ギターいく君の作った新曲「イグリース」は、まさにギターとボーカルが競演するアッパーチューン。いやむしろ、ギターがメインのよう。そのギターは、あらゆる音を繰り出し、その音だけで惹きつける。足元に並ぶ10以上のエフェクターと、速弾きもタップもウィープなどのテクを自在に使いこなし、楽曲に多層的な表情をつけていく。

そして、このバンドが一番最初に作った、分かりやすいノリの「NS」で、一気に盛り上げ再びダンスモード。すでに痺れている頭が一段と痺れ、もう何も考えずその音楽に乗ってしまう。だが、それだけで終わらせないのが彼らだ。

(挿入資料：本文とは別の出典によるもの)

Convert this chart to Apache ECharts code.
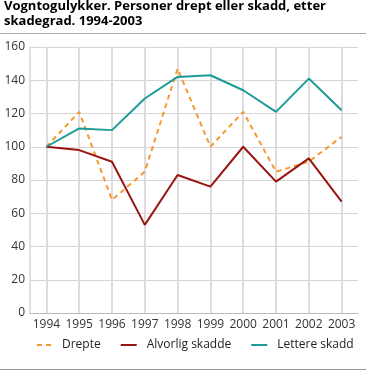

ラストは、これも最近の定番の「終末のコンダクター」。現在、Avaivartikaの楽曲の中でもっとも壮大で、わくわくするようなドラマの劇的展開に心を奪われる代表曲だ。バラードのような序盤、愛ちゃんの歌う言葉が頭の中に入り込み、気分は大気圏外から青い地球を見下ろす宇宙飛行士のような気分に。ところがその地球が、途中で一気にスピードアップし激しい調子に変わる曲に突き動かされ、まさに「終末」の危機が迫りくるような切迫感に包まれていく。そして、バンドの醸し出すサウンドがぐいぐいと自分を地表から宇宙へと引っ張り上げ、そして最後は宇宙の果てへ放出されてしまうような錯覚に。ここまで稀有壮大なスケール感を持つバンドを、僕は他に知らない。

<セットリスト>
1)止まない拍手のRainning
2)ノンフィクション
3)イグリース(新曲)
4)NS
5)終末のコンダクター

出番が終わったら、みな仮装して物販へ。男性陣は長身が多い上に被り物。この集団、ひときわ目立ってたね。ベース榎ちゃんの魔女は大ヒット(笑)


昨秋に結成され、今年初から活動を開始。最初のうちはスタジオで自分たちの音を高めることに集中してきたので、本格的なライブを始めたのはこの夏以降だ。それなのに、もう熱狂的な女性ファンが多数。なぜ、男のファンが増えないのかな。ボーカルの愛ちゃんは、カリスマ性さえ感じる魅力ある女性なのだが、男前すぎるか(笑)

彼らは間違いなく世界を狙えるバンド。ますます目が離せないよ。